Anti-intellectualism and anti-government hysteria are the main reasons we don’t adopt environmentally friendly energy policies.
Its not the costs, which would be “modest”
I’ve noted in earlier columns that every even halfway serious study of the economic impact of carbon reductions — including the recent study paid for by the anti-environmental U.S. Chamber of Commerce — finds at most modest costs. Practical experience points in the same direction. Back in the 1980s conservatives claimed that any attempt to limit acid rain would have devastating economic effects; in reality, the cap-and-trade system for sulfur dioxide was highly successful at minimal cost. The Northeastern states have had a cap-and-trade arrangement for carbon since 2009, and so far have seen emissions drop sharply while their economies grew faster than the rest of the country. Environmentalism is not the enemy of economic growth.
Its not the lost jobs; there won’t be many.

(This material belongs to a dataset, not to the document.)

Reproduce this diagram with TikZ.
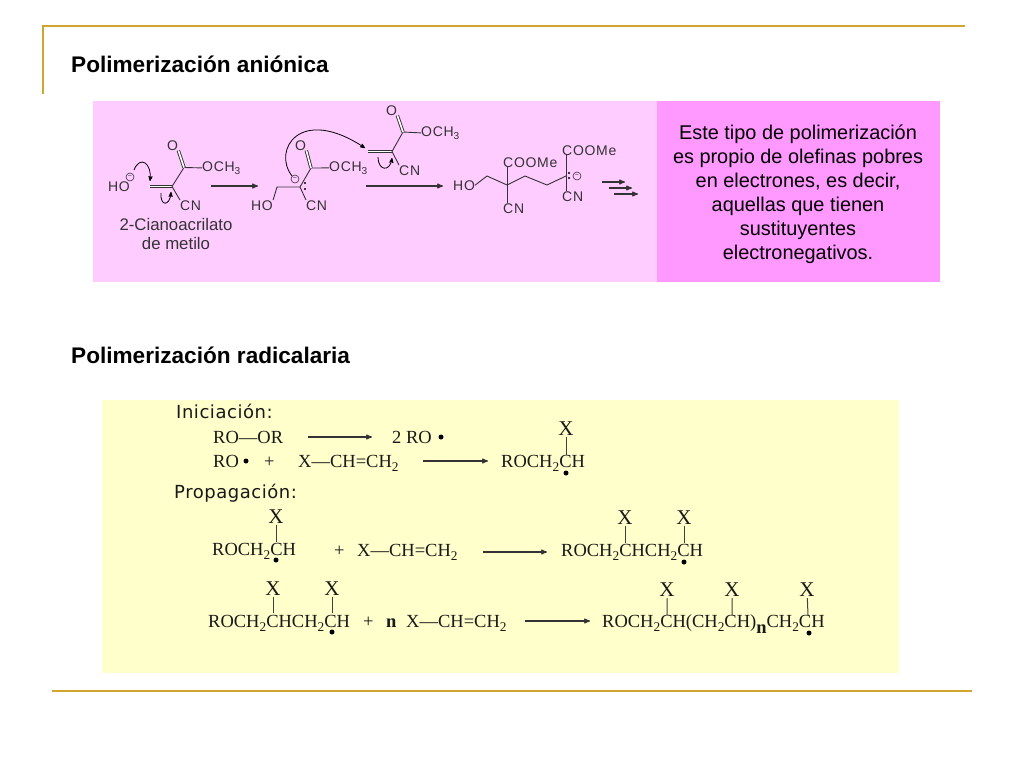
\documentclass[tikz,border=0pt]{standalone}
\usepackage{fontspec}
\setmainfont{Liberation Sans}
\newfontfamily\chemserif{Liberation Serif}
\newfontfamily\chemwide[LetterSpace=5]{Liberation Sans}
\newfontfamily\stagefont[LetterSpace=3]{DejaVu Sans}
\usetikzlibrary{positioning,arrows,shapes.geometric}
\newcommand{\subtwo}[1]{\raisebox{-.25em}{\scalebox{.72}{#1}}}
\definecolor{goldline}{HTML}{CFA52E}
\definecolor{pinkpanel}{HTML}{FFCCFF}
\definecolor{pinkside}{HTML}{FF99FF}
\definecolor{yellowpanel}{HTML}{FFFFCC}
\definecolor{chemgray}{HTML}{333333}
\tikzset{
>=stealth',
title/.style={font=\bfseries\fontsize{22.6}{26}\selectfont, anchor=base west, inner sep=0},
side/.style={font=\fontsize{19.9}{24}\selectfont, align=center, inner sep=0},
wide/.style={font=\chemwide\fontsize{14}{16}\selectfont, text=chemgray, anchor=base west, inner sep=0},
caption/.style={font=\fontsize{16.8}{19}\selectfont, text=chemgray, align=center, inner sep=0},
serif/.style={font=\chemserif\fontsize{18.5}{20}\selectfont, text=black!90, anchor=base west, inner sep=0},
subst/.style={font=\chemserif\fontsize{21}{22}\selectfont, text=black!90, inner sep=1pt},
stage/.style={font=\stagefont\fontsize{18}{20}\selectfont, text=black!90, anchor=base west, inner sep=0},
bond/.style={-, draw=chemgray, line width=.9pt},
longbond/.style={-, draw=black!75, line width=1pt},
react/.style={->, draw=chemgray, line width=1.1pt},
radical/.style={circle, fill=black, inner sep=0, minimum size=5pt},
pair/.style={circle, fill=black, inner sep=0, minimum size=2.2pt},
charge/.style={circle, draw=chemgray, line width=.6pt, inner sep=0, minimum size=8pt, font=\fontsize{7}{7}\selectfont, text=chemgray},
}
\begin{document}
\begin{tikzpicture}[x=1pt,y=-1pt]
\useasboundingbox (0,0) rectangle (1024,768);
\fill[white] (0,0) rectangle (1024,768);
% frame
\draw[goldline, line width=2pt] (43,94) -- (43,26) -- (965,26);
\draw[goldline, line width=2pt] (52,691) -- (972,691);
\fill[pinkpanel] (93,101) rectangle (657,282);
\fill[pinkside] (657,101) rectangle (940,282);
\fill[yellowpanel] (102,400) rectangle (899,673);
\node[title] at (71,72) (anionica) {Polimerización aniónica};
\node[title] at (71,363) (radicalaria) {Polimerización radicalaria};
\node[side] at (798,194.5) (nota) {Este tipo de polimerización\\es propio de olefinas pobres\\en electrones, es decir,\\aquellas que tienen\\sustituyentes\\electronegativos.};
% monomer
\node[wide] at (108,191) (ho1) {HO};
\node[charge] at (130,177) (neg1) {−};
\coordinate (a1) at (150,186.5);
\coordinate (a2) at (172,186.5);
\coordinate (a3) at (184,167.5);
\node[wide] at (167,150) (o1) {O};
\node[wide] at (202,171) (och1) {OCH\subtwo{3}};
\node[wide] at (180,210) (cn1) {CN};
\node[caption] at (176,233.5) (nombre) {2-Cianoacrilato\\de metilo};
\draw[bond, double, double distance=1.6pt] (a1) -- (a2);
\draw[bond] (a2) -- (a3) -- (och1.west) (a2) -- (cn1.north west);
\draw[bond, double, double distance=1.6pt] (a3) -- (o1.south east);
\coordinate (b1) at (134,170);
\coordinate (b2) at (150,181);
\coordinate (b3) at (171,192);
\coordinate (b4) at (161,193);
\draw[->, draw=black, line width=.8pt] (b1) .. controls (140,155) and (152,163) .. (b2);
\draw[->, draw=black, line width=.8pt] (b4) .. controls (160,207) and (170,206) .. (b3);
\coordinate (r1s) at (211,186);
\coordinate (r1e) at (258,186);
\draw[react] (r1s) -- (r1e);
% anion
\node[wide] at (251,210) (ho2) {HO};
\coordinate (d1) at (277,187);
\coordinate (d2) at (300,187);
\coordinate (d3) at (311,168);
\node[wide] at (295,150) (o2) {O};
\node[wide] at (329,171) (och2) {OCH\subtwo{3}};
\node[wide] at (306,210) (cn2) {CN};
\node[charge] at (295,179) (neg2) {−};
\node[pair] at (305,183) (p1) {};
\node[pair] at (305,189) (p2) {};
\draw[bond] (ho2.north east) -- (d1) -- (d2) -- (d3) -- (och2.west) (d2) -- (cn2.north west);
\draw[bond, double, double distance=1.6pt] (d3) -- (o2.south east);
\coordinate (e1) at (365,148);
\draw[->, draw=black, line width=.8pt] (neg2.north west) .. controls (272,150) and (300,105) .. (e1);
% second monomer
\coordinate (f1) at (368,151.5);
\coordinate (f2) at (392,151.5);
\coordinate (f3) at (403,132);
\node[wide] at (386,115) (o3) {O};
\node[wide] at (421,136) (och3) {OCH\subtwo{3}};
\node[wide] at (399,175) (cn3) {CN};
\draw[bond, double, double distance=1.6pt] (f1) -- (f2);
\draw[bond] (f2) -- (f3) -- (och3.west) (f2) -- (cn3.north west);
\draw[bond, double, double distance=1.6pt] (f3) -- (o3.south east);
\coordinate (g1) at (378,157);
\coordinate (g2) at (392,158);
\draw[->, draw=black, line width=.8pt] (g1) .. controls (378,171) and (390,172) .. (g2);
\coordinate (r2s) at (366,186);
\coordinate (r2e) at (443,186);
\draw[react] (r2s) -- (r2e);
% dimer
\node[wide] at (453,190) (ho4) {HO};
\coordinate (h1) at (487,176);
\coordinate (h2) at (507,185);
\coordinate (h3) at (525,176);
\coordinate (h4) at (547,185);
\coordinate (h5) at (566,176);
\node[wide] at (503,167) (coo1) {COOMe};
\node[wide] at (503,213) (cn4) {CN};
\node[wide] at (562,155) (coo2) {COOMe};
\node[wide] at (562,201) (cn5) {CN};
\node[pair] at (569,173) (p3) {};
\node[pair] at (569,178) (p4) {};
\node[charge] at (577,176) (neg3) {−};
\draw[bond] (ho4.east) -- (h1) -- (h2) -- (h3) -- (h4) -- (h5);
\draw[bond] (h2 |- coo1.south) -- (h2 |- cn4.north);
\draw[bond] (h5 |- coo2.south) -- (h5 |- cn5.north);
\coordinate (s1) at (602,182);
\coordinate (s2) at (625,182);
\coordinate (s3) at (609,188);
\coordinate (s4) at (632,188);
\coordinate (s5) at (614,194);
\coordinate (s6) at (638,194);
\draw[react] (s1) -- (s2);
\draw[react] (s3) -- (s4);
\draw[react] (s5) -- (s6);
% iniciacion
\node[stage] at (176,418) (inic) {Iniciación:};
\node[serif] at (213,443) (roor) {RO—OR};
\coordinate (t1) at (308,437);
\coordinate (t2) at (372,437);
\draw[react] (t1) -- (t2);
\node[serif] at (392,443) (dosro) {2 RO};
\node[radical] at (441,437) (dot0) {};
\node[serif] at (213,467) (ro) {RO};
\node[radical] at (246,461) (dot1) {};
\node[serif] at (264,467) (mas1) {+};
\node[serif] at (298,467) (mono1) {X—CH=CH\subtwo{2}};
\coordinate (t3) at (423,461);
\coordinate (t4) at (488,461);
\draw[react] (t3) -- (t4);
\node[serif] at (501,467) (prod1) {ROCH\subtwo{2}CH};
\node[subst] at (566,429) (x1) {X};
\node[radical] at (566,473) (dot2) {};
\coordinate (u1) at (566,455);
\draw[longbond] (x1) -- (u1);
% propagacion
\node[stage] at (174,498) (prop) {Propagación:};
\node[serif] at (212,555) (prod2) {ROCH\subtwo{2}CH};
\node[subst] at (276,517) (x2) {X};
\node[radical] at (276,560) (dot3) {};
\coordinate (u2) at (276,542);
\draw[longbond] (x2) -- (u2);
\node[serif] at (334,556) (mas2) {+};
\node[serif] at (357,556) (mono2) {X—CH=CH\subtwo{2}};
\coordinate (t5) at (483,552);
\coordinate (t6) at (547,552);
\draw[react] (t5) -- (t6);
\node[serif] at (561,556) (prod3) {ROCH\subtwo{2}CHCH\subtwo{2}CH};
\node[subst] at (625,518) (x3) {X};
\node[subst] at (684,518) (x4) {X};
\node[radical] at (684,562) (dot4) {};
\coordinate (u3) at (625,543);
\coordinate (u4) at (684,543);
\draw[longbond] (x3) -- (u3) (x4) -- (u4);
% tercera linea
\node[serif] at (208,627) (prod4) {ROCH\subtwo{2}CHCH\subtwo{2}CH};
\node[subst] at (273,589) (x5) {X};
\node[subst] at (332,589) (x6) {X};
\node[radical] at (332,632) (dot5) {};
\coordinate (u5) at (273,613);
\coordinate (u6) at (332,613);
\draw[longbond] (x5) -- (u5) (x6) -- (u6);
\node[serif] at (363,627) (mas3) {+};
\node[serif] at (386,627) (ene) {\bfseries n};
\node[serif] at (406,627) (mono3) {X—CH=CH\subtwo{2}};
\coordinate (t7) at (525,621);
\coordinate (t8) at (590,621);
\draw[react] (t7) -- (t8);
\node[serif] at (602,627) (prod5) {ROCH\subtwo{2}CH(CH\subtwo{2}CH)\raisebox{-.35em}{\bfseries n}CH\subtwo{2}CH};
\node[subst] at (667,590) (x7) {X};
\node[subst] at (732,590) (x8) {X};
\node[subst] at (807,590) (x9) {X};
\node[radical] at (809,633) (dot6) {};
\coordinate (u7) at (667,615);
\coordinate (u8) at (732,615);
\coordinate (u9) at (808,615);
\draw[longbond] (x7) -- (u7) (x8) -- (u8) (x9) -- (u9);
\end{tikzpicture}
\end{document}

At this point, coal mining accounts for only one-sixteenth of 1 percent of overall U.S. employment; shutting down the whole industry would eliminate fewer jobs than America lost in an average week during the Great Recession of 2007-9.
Or put it this way: The real war on coal, or at least on coal workers, took place a generation ago, waged not by liberal environmentalists but by the coal industry itself. And coal workers lost.
Its the blind belief that the free market solves all problems and the government only makes problems. Combine that with a fervent belief that there is no problem and nothing is even happening.